ルーズ・ランゴー/シンフォニア・インテルナ
(フランス・ラスムッセン指揮 アーフス交響楽団 他 1998録音)
静かで綺麗で長〜い音楽がお好きな方にオススメ!
デンマークの作曲家ルーズ・ランゴー(1893〜1952)は、
交響曲第3番「若さの奔流」と並行して声楽と管弦楽のための5部分からなる大作を作曲。
1915年に「シンフォニア・インテルナ」として一応の完成を見たものの、
どこにも演奏してもらえず楽譜は机の中で長い眠りにつきました。
その後ランゴーは「天球の音楽」(1918)を書き、これはなんとか演奏にこぎつけました(あまりウケなかったけれど)。
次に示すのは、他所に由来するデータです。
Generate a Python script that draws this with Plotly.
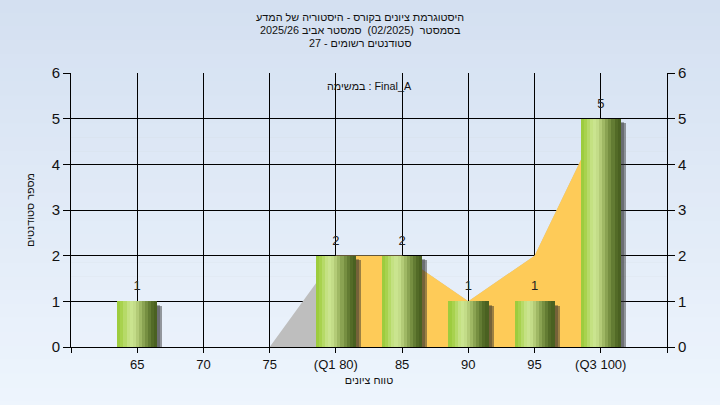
import plotly.graph_objects as go

# ---- data ----
grade_labels = ["65", "70", "75", "(Q1 80)", "85", "90", "95", "(Q3 100)"]
student_counts = [1, 0, 0, 2, 2, 1, 1, 5]
trend_all = [0, 0, 0, 2, 2, 1, 2, 5]          # grey background area
trend_iqr_labels = ["(Q1 80)", "85", "90", "95", "(Q3 100)"]
trend_iqr = [2, 2, 1, 2, 5]                   # yellow Q1..Q3 area
title_lines = [
    "היסטוגרמת ציונים בקורס - היסטוריה של המדע",
    "בסמסטר  (02/2025)  סמסטר אביב 2025/26",
    "סטודנטים רשומים - 27",
]
task_label = "במשימה : Final_A"
x_title = "טווח ציונים"
y_title = "מספר סטודנטים"

FONT = "Liberation Sans, Arial, DejaVu Sans, sans-serif"
pos = list(range(len(grade_labels)))
iqr_pos = [grade_labels.index(g) for g in trend_iqr_labels]

fig = go.Figure()

# areas (main subplot, drawn beneath the overlay)
fig.add_trace(go.Scatter(x=pos, y=trend_all, mode="lines", fill="tozeroy",
                         line=dict(width=0, color="#bebebe"), fillcolor="#bebebe",
                         hoverinfo="skip", showlegend=False))
fig.add_trace(go.Scatter(x=iqr_pos, y=trend_iqr, mode="lines", fill="tozeroy",
                         line=dict(width=0, color="#fecb58"), fillcolor="#fecb58",
                         hoverinfo="skip", showlegend=False))

# shadow (overlay subplot)
fig.add_trace(go.Bar(x=pos, y=[max(v - 0.1, 0) for v in student_counts], width=0.6,
                     offset=-0.3 + 0.08, xaxis="x2", yaxis="y2",
                     marker=dict(color="rgba(40,40,40,0.45)", line_width=0),
                     hoverinfo="skip", showlegend=False))
fig.add_trace(go.Bar(x=pos, y=[max(v - 0.08, 0) for v in student_counts], width=0.6,
                     offset=-0.3 + 0.05, xaxis="x2", yaxis="y2",
                     marker=dict(color="rgba(40,40,40,0.35)", line_width=0),
                     hoverinfo="skip", showlegend=False))

# gradient bars built from slices
slice_colors = ["#9dcc3e", "#a8d24e", "#b6da68", "#c4e182", "#cae48f", "#c3dc88",
                "#b3cb77", "#9fb864", "#8aa352", "#768f41", "#637c33", "#536b27",
                "#4a6121"]
n = len(slice_colors)
w = 0.6 / n
for i, c in enumerate(slice_colors):
    fig.add_trace(go.Bar(x=pos, y=student_counts, width=w * 1.1, offset=-0.3 + i * w,
                         xaxis="x2", yaxis="y2",
                         marker=dict(color=c, line_width=0), hoverinfo="skip",
                         showlegend=False))

# value labels
fig.add_trace(go.Scatter(x=pos, y=student_counts, mode="markers+text", xaxis="x2", yaxis="y2",
                         text=[str(v) if v > 0 else "" for v in student_counts],
                         textposition="top center", marker=dict(size=11, opacity=0),
                         textfont=dict(family=FONT, size=13, color="#222222"),
                         hoverinfo="skip", showlegend=False))

# background gradient bands
top_rgb = (212, 224, 241)
bot_rgb = (238, 245, 253)
nb = 30
for k in range(nb):
    t = k / (nb - 1)
    col = tuple(round(top_rgb[j] + (bot_rgb[j] - top_rgb[j]) * t) for j in range(3))
    fig.add_shape(type="rect", xref="paper", yref="paper", layer="below",
                  x0=-0.2, x1=1.2,
                  y0=1.27 - (k + 1) * (1.52 / nb), y1=1.27 - k * (1.52 / nb) + 0.002,
                  fillcolor="rgb(%d,%d,%d)" % col, line_width=0)

TXT = 10.8
ann = []
ys_px = [16.5, 29.5, 42.5]
for txt, yp in zip(title_lines, ys_px):
    ann.append(dict(text=txt, xref="paper", yref="paper", x=(360 - 71) / 596,
                    y=(347 - yp) / 274.5, xanchor="center", yanchor="middle",
                    showarrow=False, font=dict(family=FONT, size=TXT, color="#111111")))
ann.append(dict(text=task_label, xref="paper", yref="paper", x=0.5,
                y=(347 - 86) / 274.5, xanchor="center", yanchor="middle",
                showarrow=False, font=dict(family=FONT, size=TXT, color="#111111")))

axis_font = dict(family=FONT, size=15, color="#111111")
fig.update_layout(
    width=720, height=405,
    margin=dict(l=71, r=53, t=72.5, b=58),
    paper_bgcolor="#e0e9f6", plot_bgcolor="#b4b4b4",
    barmode="overlay", bargap=0,
    annotations=ann,
    xaxis=dict(range=[-1, 8], tickmode="array", tickvals=list(range(-1, 9)),
               ticktext=[""] + grade_labels + [""], showgrid=True, gridcolor="#000000",
               gridwidth=1, showline=True, linecolor="#000000", linewidth=1,
               ticks="outside", ticklen=5, tickcolor="#000000", zeroline=False,
               automargin=False,
               tickfont=dict(family=FONT, size=13, color="#111111"),
               title=dict(text=x_title, font=dict(family=FONT, size=TXT, color="#111111"),
                          standoff=5)),
    xaxis2=dict(range=[-1, 8], overlaying="x", visible=False, automargin=False),
    yaxis=dict(range=[0, 6], tickvals=list(range(0, 7)), showgrid=True,
               gridcolor="#000000", gridwidth=1, showline=True, linecolor="#000000",
               ticks="outside", ticklen=7, tickcolor="#000000", zeroline=False,
               automargin=False, tickfont=axis_font,
               title=dict(text=y_title, font=dict(family=FONT, size=TXT, color="#111111"),
                          standoff=14)),
    yaxis2=dict(range=[0, 6], tickvals=list(range(0, 7)), overlaying="y", side="right",
                showgrid=False, showline=True, linecolor="#000000", ticks="outside",
                ticklen=7, tickcolor="#000000", zeroline=False, automargin=False,
                tickfont=axis_font),
)

fig.write_html("out.html", config={"displayModeBar": False},
               post_script="document.body.style.margin='0';")
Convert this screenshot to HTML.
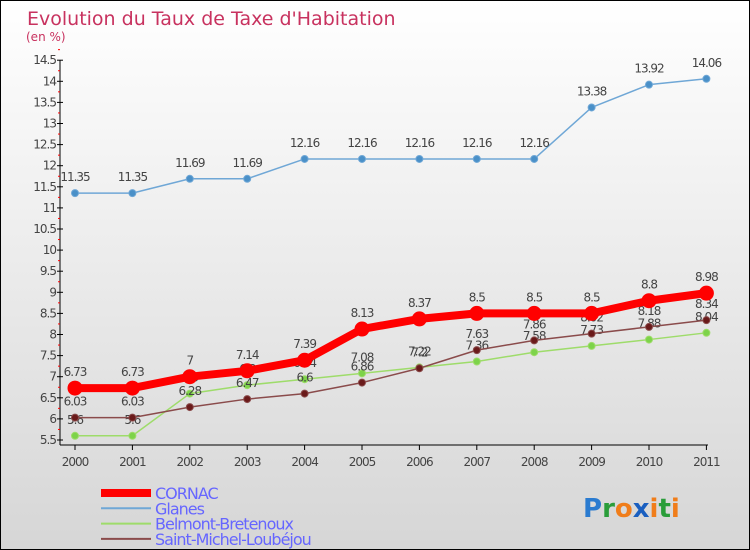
<!DOCTYPE html>
<html><head><meta charset="utf-8"><style>
body{margin:0}
#wrap{width:748px;height:548px;border:1px solid #000;background:linear-gradient(#fff,#d6d6d6);position:relative;overflow:hidden;font-family:"DejaVu Sans","Liberation Sans",sans-serif}
</style></head><body>
<div id="wrap">
<svg id="svg" width="748" height="548"></svg>
</div>
<script>
const years=["2000","2001","2002","2003","2004","2005","2006","2007","2008","2009","2010","2011"];
const cornac=[6.73,6.73,7,7.14,7.39,8.13,8.37,8.5,8.5,8.5,8.8,8.98];
const glanes=[11.35,11.35,11.69,11.69,12.16,12.16,12.16,12.16,12.16,13.38,13.92,14.06];
const belmont=[5.6,5.6,6.6,6.8,6.94,7.08,7.22,7.36,7.58,7.73,7.88,8.04];
const stmichel=[6.03,6.03,6.28,6.47,6.6,6.86,7.2,7.63,7.86,8.02,8.18,8.34];
const yTicks=[5.5,6,6.5,7,7.5,8,8.5,9,9.5,10,10.5,11,11.5,12,12.5,13,13.5,14,14.5];
const NS="http://www.w3.org/2000/svg";
const svg=document.getElementById('svg');
const X=i=>74+i*57.4, Y=v=>439-(v-5.5)*42.2;
function mk(t,a,p){const e=document.createElementNS(NS,t);for(const k in a)e.setAttribute(k,a[k]);(p||svg).appendChild(e);return e;}
let t=mk('text',{x:26,y:24,fill:'#c8325f','font-size':19});t.textContent="Evolution du Taux de Taxe d'Habitation";

t=mk('text',{x:25,y:40,fill:'#c8325f','font-size':12});t.textContent="(en %)";

let ax=mk('line',{x1:59,y1:59,x2:59,y2:444,stroke:'#000'});
ax=mk('line',{x1:59,y1:444,x2:707,y2:444,stroke:'#000'});
yTicks.forEach(v=>{mk('line',{x1:56,y1:Y(v),x2:62,y2:Y(v),stroke:'#000'});
 mk('line',{x1:57,y1:Y(v+0.25),x2:59,y2:Y(v+0.25),stroke:'red'});
 const l=mk('text',{x:55,y:Y(v)+4,'text-anchor':'end','font-size':12,fill:'#444','letter-spacing':'-1'});l.textContent=v;
 });
years.forEach((y,i)=>{mk('line',{x1:X(i),y1:444,x2:X(i),y2:449,stroke:'#000'});
 const l=mk('text',{x:X(i),y:465,'text-anchor':'middle','font-size':12,fill:'#444','letter-spacing':'-1'});l.textContent=y;
 });
function series(d,col,w,r,dot,name){const g=mk('g',{});
 mk('polyline',{points:d.map((v,i)=>X(i)+','+Y(v)).join(' '),fill:'none',stroke:col,'stroke-width':w,'stroke-linejoin':'round'},g);
 d.forEach((v,i)=>{mk('circle',{cx:X(i),cy:Y(v),r:r,fill:dot,stroke:col,'stroke-width':1},g);
  const l=mk('text',{x:X(i),y:Y(v)-12,'text-anchor':'middle','font-size':12,fill:'#444','letter-spacing':'-1'},g);l.textContent=v;});}
series(glanes,'#6fa7d6',1.5,3.5,'#4a90c8','series-glanes');
series(belmont,'#9edc6a',1.5,3.5,'#7dd34a','series-belmont');
series(stmichel,'#8a4b4b',1.5,3.5,'#6a1a1a','series-saint-michel');
series(cornac,'#f00',8,7,'#f00','series-cornac');
const leg=[['CORNAC','#f00',8],['Glanes','#6fa7d6',2],['Belmont-Bretenoux','#9edc6a',2],['Saint-Michel-Loubéjou','#8a4b4b',2]];
leg.forEach((e,i)=>{const g=mk('g',{});
 const y=492+i*15.3;mk('line',{x1:100,y1:y,x2:150,y2:y,stroke:e[1],'stroke-width':e[2]},g);
 const l=mk('text',{x:154,y:y+6,'font-size':16,fill:'#6666ff','letter-spacing':'-1'},g);l.textContent=e[0];});
const lg=mk('text',{x:582,y:516,'font-size':26,'font-weight':'bold'});
[['P','#2a7bd0'],['r','#2a9d3a'],['o','#f07d1a'],['x','#1a5fc0'],['i','#f07d1a'],['t','#2a9d3a'],['i','#f07d1a']].forEach(c=>{const s=mk('tspan',{fill:c[1]},lg);s.textContent=c[0];});
</script>
</body></html>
しかし自信作・歌劇「アンチ・キリスト」(1923)は結局上演拒否の憂き目にあっています。
ランゴーは「シンフォニア・インテルナ」を40年代まで繰り返し改訂しました。
しかし存命中には演奏も出版もされることはありませんでした。
今のところこのCDが初めてにして唯一の演奏です。
曲は
1.東方の星
2.海と太陽
3.夢
4.天使たち
5.エピローグ
の5部分からなり、約65分。
歌詞は宗教的というか神秘的です。
第2部・海と太陽
(静かで美しい・・・)
水平線に朝日が昇る様子を描写するオーケストラ、つづいて1:42からソプラノが静かに歌い出します。
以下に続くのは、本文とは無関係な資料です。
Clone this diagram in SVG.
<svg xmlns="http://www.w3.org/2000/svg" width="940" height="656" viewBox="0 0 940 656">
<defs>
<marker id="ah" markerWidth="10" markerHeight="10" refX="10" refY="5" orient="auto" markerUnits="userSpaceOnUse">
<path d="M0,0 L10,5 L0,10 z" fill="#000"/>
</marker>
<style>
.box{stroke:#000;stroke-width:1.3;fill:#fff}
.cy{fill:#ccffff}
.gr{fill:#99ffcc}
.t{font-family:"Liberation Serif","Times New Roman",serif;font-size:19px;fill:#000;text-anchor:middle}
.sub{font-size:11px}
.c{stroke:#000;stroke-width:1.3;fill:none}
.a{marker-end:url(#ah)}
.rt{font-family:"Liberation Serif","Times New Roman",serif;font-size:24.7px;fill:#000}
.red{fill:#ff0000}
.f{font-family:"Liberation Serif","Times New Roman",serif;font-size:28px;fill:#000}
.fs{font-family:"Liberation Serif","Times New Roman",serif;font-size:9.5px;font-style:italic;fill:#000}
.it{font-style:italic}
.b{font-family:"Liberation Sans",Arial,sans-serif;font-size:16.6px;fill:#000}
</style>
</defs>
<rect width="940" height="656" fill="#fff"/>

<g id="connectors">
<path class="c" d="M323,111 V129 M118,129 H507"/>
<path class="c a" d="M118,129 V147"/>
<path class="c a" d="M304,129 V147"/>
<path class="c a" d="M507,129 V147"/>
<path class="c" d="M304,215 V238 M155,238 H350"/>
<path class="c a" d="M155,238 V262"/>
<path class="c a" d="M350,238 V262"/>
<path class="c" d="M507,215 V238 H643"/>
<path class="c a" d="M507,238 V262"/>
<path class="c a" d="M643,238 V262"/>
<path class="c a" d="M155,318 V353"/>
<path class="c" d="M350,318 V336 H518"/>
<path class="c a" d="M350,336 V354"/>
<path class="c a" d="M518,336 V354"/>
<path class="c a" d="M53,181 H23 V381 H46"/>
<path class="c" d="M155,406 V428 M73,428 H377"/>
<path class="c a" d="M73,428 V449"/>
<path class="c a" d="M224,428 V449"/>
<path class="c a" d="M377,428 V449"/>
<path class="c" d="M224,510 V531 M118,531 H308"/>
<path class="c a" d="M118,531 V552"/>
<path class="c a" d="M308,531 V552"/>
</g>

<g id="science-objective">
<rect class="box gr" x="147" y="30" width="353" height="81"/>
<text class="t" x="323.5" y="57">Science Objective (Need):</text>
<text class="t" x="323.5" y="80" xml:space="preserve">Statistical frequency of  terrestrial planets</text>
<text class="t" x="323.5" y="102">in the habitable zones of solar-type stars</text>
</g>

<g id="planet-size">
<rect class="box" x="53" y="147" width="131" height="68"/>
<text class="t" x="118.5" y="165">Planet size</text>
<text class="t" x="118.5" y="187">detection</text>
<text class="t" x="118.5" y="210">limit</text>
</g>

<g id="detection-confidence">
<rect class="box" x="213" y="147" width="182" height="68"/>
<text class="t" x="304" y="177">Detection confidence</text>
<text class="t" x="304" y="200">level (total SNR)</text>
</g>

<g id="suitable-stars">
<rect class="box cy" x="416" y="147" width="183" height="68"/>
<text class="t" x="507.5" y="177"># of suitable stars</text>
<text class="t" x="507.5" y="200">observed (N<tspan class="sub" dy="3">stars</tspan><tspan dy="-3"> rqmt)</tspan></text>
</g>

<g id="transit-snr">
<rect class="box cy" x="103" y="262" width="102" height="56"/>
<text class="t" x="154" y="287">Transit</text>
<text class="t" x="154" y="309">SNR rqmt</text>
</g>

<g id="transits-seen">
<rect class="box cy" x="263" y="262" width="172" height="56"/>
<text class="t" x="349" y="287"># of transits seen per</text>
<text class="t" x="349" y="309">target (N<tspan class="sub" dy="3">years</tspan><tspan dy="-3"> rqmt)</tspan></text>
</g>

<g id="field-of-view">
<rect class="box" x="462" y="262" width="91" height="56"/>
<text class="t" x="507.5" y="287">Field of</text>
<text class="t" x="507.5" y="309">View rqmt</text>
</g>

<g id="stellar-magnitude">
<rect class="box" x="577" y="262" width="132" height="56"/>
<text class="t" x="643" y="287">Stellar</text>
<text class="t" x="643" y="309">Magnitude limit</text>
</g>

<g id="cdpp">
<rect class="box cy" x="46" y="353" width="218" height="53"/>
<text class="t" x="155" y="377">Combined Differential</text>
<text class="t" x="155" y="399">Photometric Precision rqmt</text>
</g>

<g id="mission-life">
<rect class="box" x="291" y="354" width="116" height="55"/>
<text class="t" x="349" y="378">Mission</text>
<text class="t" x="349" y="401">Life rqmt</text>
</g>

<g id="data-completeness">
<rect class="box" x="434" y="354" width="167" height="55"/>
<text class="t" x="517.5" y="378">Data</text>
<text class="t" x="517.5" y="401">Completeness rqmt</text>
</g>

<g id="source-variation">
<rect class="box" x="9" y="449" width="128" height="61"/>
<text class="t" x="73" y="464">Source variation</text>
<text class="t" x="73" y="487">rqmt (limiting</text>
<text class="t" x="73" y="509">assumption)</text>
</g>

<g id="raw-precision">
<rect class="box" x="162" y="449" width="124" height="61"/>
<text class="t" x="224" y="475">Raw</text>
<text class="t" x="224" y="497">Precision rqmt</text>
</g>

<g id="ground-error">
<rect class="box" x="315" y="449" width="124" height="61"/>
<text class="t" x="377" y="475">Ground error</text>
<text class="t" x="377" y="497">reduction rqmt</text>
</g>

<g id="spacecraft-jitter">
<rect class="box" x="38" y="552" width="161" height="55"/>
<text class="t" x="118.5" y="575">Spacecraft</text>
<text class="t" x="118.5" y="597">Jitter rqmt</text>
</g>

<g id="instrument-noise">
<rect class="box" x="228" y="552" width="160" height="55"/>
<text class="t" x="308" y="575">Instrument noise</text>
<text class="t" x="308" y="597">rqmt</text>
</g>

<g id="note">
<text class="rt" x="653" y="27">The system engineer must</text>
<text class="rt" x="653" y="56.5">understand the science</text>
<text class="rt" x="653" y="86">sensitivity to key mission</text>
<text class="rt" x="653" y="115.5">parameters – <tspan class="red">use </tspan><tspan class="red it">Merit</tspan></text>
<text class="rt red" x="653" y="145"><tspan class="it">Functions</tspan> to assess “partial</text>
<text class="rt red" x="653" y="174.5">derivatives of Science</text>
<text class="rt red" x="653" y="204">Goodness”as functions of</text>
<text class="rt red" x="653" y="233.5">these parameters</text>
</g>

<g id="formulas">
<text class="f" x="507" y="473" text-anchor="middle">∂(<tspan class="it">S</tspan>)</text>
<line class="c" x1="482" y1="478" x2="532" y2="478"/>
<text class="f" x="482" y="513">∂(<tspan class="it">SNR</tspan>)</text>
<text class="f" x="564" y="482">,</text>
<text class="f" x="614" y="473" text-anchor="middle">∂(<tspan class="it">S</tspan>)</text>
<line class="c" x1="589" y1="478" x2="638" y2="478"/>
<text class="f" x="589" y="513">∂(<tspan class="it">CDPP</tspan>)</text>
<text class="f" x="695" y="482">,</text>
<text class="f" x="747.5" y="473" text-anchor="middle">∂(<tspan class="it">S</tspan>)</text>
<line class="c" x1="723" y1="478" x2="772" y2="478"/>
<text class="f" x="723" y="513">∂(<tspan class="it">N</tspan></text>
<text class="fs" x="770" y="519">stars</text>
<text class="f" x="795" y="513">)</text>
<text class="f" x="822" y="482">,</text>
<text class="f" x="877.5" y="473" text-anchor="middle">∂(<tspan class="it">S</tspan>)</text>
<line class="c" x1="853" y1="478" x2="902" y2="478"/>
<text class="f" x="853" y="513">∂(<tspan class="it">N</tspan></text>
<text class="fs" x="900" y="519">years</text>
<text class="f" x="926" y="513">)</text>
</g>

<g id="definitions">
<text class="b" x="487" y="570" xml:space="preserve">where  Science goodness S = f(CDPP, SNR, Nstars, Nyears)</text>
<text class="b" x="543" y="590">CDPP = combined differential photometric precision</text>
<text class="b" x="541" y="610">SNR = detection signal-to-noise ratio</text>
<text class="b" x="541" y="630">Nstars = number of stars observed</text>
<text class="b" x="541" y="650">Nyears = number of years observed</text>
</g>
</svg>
おお 暗く大いなる海よ あなたの深い瞳は私を引き込む
どれほど思索してもあなたを理解できないが 私はあなたの一部分だと感じる
あなたの笑み、鈍い怒り、そこに平穏はない
そしてあなたの不思議な声の奥底に何が存在するのか 誰ひとり知る由もない
いやー、美しいです、神秘的です、魅せられます。
ブラームスとマーラーの緩徐楽章を足して2で割って、R・シュトラウスを少々振りかけたような薫り高い音楽です。
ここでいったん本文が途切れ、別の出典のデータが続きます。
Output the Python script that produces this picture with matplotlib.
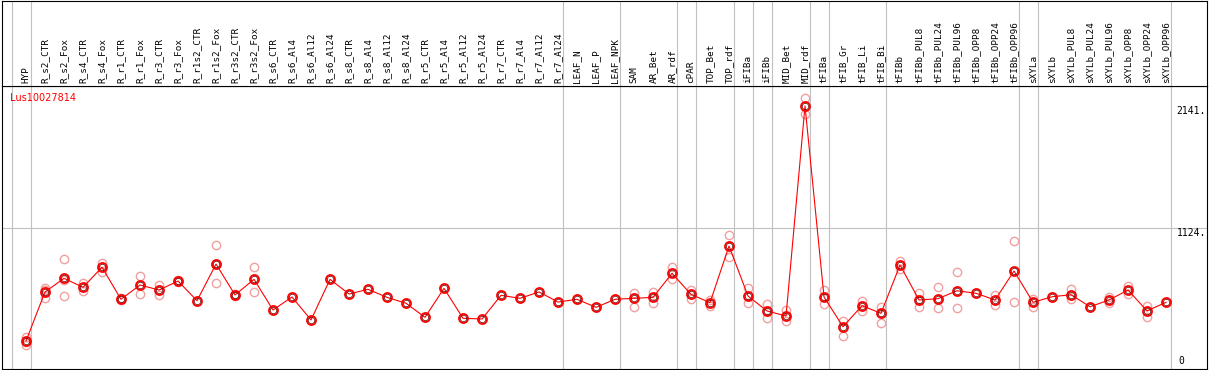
import numpy as np
import matplotlib.pyplot as plt
from matplotlib.transforms import offset_copy

# sample names (one column each)
labels = ["HYP", "R_s2_CTR", "R_s2_Fox", "R_s4_CTR", "R_s4_Fox", "R_r1_CTR", "R_r1_Fox",
          "R_r3_CTR", "R_r3_Fox", "R_r1s2_CTR", "R_r1s2_Fox", "R_r3s2_CTR", "R_r3s2_Fox",
          "R_s6_CTR", "R_s6_Al4", "R_s6_Al12", "R_s6_Al24", "R_s8_CTR", "R_s8_Al4",
          "R_s8_Al12", "R_s8_Al24", "R_r5_CTR", "R_r5_Al4", "R_r5_Al12", "R_r5_Al24",
          "R_r7_CTR", "R_r7_Al4", "R_r7_Al12", "R_r7_Al24", "LEAF_N", "LEAF_P", "LEAF_NPK",
          "SAM", "AR_Bet", "AR_rdf", "cPAR", "TOP_Bet", "TOP_rdf", "iFIBa", "iFIBb",
          "MID_Bet", "MID_rdf", "tFIBa", "tFIB_Gr", "tFIB_Li", "tFIB_Bi", "tFIBb",
          "tFIBb_PUL8", "tFIBb_PUL24", "tFIBb_PUL96", "tFIBb_OPP8", "tFIBb_OPP24",
          "tFIBb_OPP96", "sXYLa", "sXYLb", "sXYLb_PUL8", "sXYLb_PUL24", "sXYLb_PUL96",
          "sXYLb_OPP8", "sXYLb_OPP24", "sXYLb_OPP96"]

# mean expression per sample
means = [187, 595, 708, 634, 800, 534, 653, 611, 686, 522, 827, 570, 700,
         445, 553, 362, 700, 578, 617, 550, 501, 384, 625, 376, 370,
         567, 542, 595, 511, 534, 467, 534,
         542, 550, 750, 575, 506, 977, 561, 437, 395, 2141,
         553, 306, 481, 417, 819, 528, 539, 605, 584, 528, 769,
         509, 555, 572, 472, 528, 611, 437, 509]

# individual replicates
reps = [[220, 179, 154], [628, 542, 615], [866, 561, 697], [672, 605], [838, 763],
        [545, 524], [728, 578], [653, 567], [695, 678], [], [985, 667, 829],
        [578, 562], [802, 595],
        [], [], [], [], [], [], [], [], [], [], [], [], [], [], [], [], [], [], [],
        [584, 472], [592, 506], [802, 700], [614, 539], [528, 478], [1066, 883],
        [625, 501], [495, 381], [445, 351], [2205, 2072],
        [611, 495], [356, 231], [517, 434], [467, 337], [852, 786], [584, 467],
        [634, 459], [758, 459], [], [567, 486], [1016, 509],
        [539, 472], [], [617, 536], [], [555, 506], [644, 578], [478, 384], []]

# first column of each tissue group (separator lines)
groups = [0, 1, 29, 32, 35, 36, 38, 39, 40, 42, 43, 46, 53, 54, 61]

yticks = [0, 1124, 2141]
ytick_labels = ["0", "1124.", "2141."]
gene = "Lus10027814"

W, H = 1209, 370
fig = plt.figure(figsize=(W / 100, H / 100), dpi=100)


def frac(l, t, r, b):
    return [l / W, 1 - b / H, (r - l) / W, (b - t) / H]


ax = fig.add_axes(frac(1.5, 86, 1206.5, 369))
hx = fig.add_axes(frac(1.5, 0.5, 1206.5, 86))

x = np.arange(len(labels))
xlim = (-1.29, 62.13)
grey = "#c0c0c0"

for a in (ax, hx):
    a.set_xlim(*xlim)
    a.set_xticks([])
    a.set_yticks([])
    for s in a.spines.values():
        s.set_color("black")
        s.set_linewidth(0.8)
    for g in groups:
        a.axvline(g - 0.75, color=grey, lw=0.8, zorder=0)

ax.set_ylim(-45.7, 2307.5)
ax.axhline(yticks[1], color=grey, lw=0.8, zorder=0)

for i, r in enumerate(reps):
    if r:
        ax.plot([i] * len(r), r, "o", mfc="none", mec="#f0a0a0", ms=6, mew=1.0, zorder=2)

ax.plot(x, means, "-", color="red", lw=0.8, zorder=3)
ax.plot(x, means, "o", mfc="none", mec="red", ms=6.5, mew=1.3, zorder=4)
ax.plot(x, means, "o", mfc="none", mec="#600000", ms=4.6, mew=0.5, zorder=5)

ax.text(0.007, 1 - 7 / 283, gene, transform=ax.transAxes, color="red",
        fontsize=7, va="top", ha="left")

ytr = ax.get_yaxis_transform()
for v, s in zip(yticks, ytick_labels):
    if v == min(yticks):
        ax.text(0.977, 0, s, transform=offset_copy(ax.transAxes, fig=fig, y=3, units="dots"),
                va="bottom", ha="left", fontsize=7, family="DejaVu Sans Mono")
    else:
        ax.text(0.975, v, s, transform=ytr, va="top", ha="left", fontsize=7,
                family="DejaVu Sans Mono")

hx.set_ylim(86, 0)
for i, lab in enumerate(labels):
    hx.text(i, 83, lab, rotation=90, ha="center", va="bottom", fontsize=6.7,
            family="DejaVu Sans Mono")

fig.savefig("out.png", dpi=100)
しかしですね・・・65分にわたってずーっとこの調子なのですよ。
第3部・夢 より
(静かで美しい・・・)
第4部分・天使たち より
(静かで美しい・・・)
静かで美しい音の連なりが連綿と続きます。
まるで美麗さの金太郎飴。
もうちょっと変化があればと思わずにはいられませんが、天上と自然の神秘を音で描こうとすればこういう音楽になるんですかねえ。
これまで実演があったのかどうか知りませんが、聴衆は半分以上寝てしまうのではないでしょうか。
私は5分で寝ちゃう自信満々です。
しかしこのような極美の音楽をナマで聴きながら寝るのって最高に気持ちいいでしょうね。
エピローグは女声のみの無伴奏コーラスです。
エピローグ
(静かで美しい・・・)
湖や丘に金色の刷毛をふるいつつ夕べは沈みゆく
無音と無動と平穏のうちに 自然は静かなまどろみを送る
緑の海辺と湖面の輝きが 沈黙と混じり合う
麻薬的に麗しい幻想的な音世界。
ランゴーの傑作のひとつだと思います。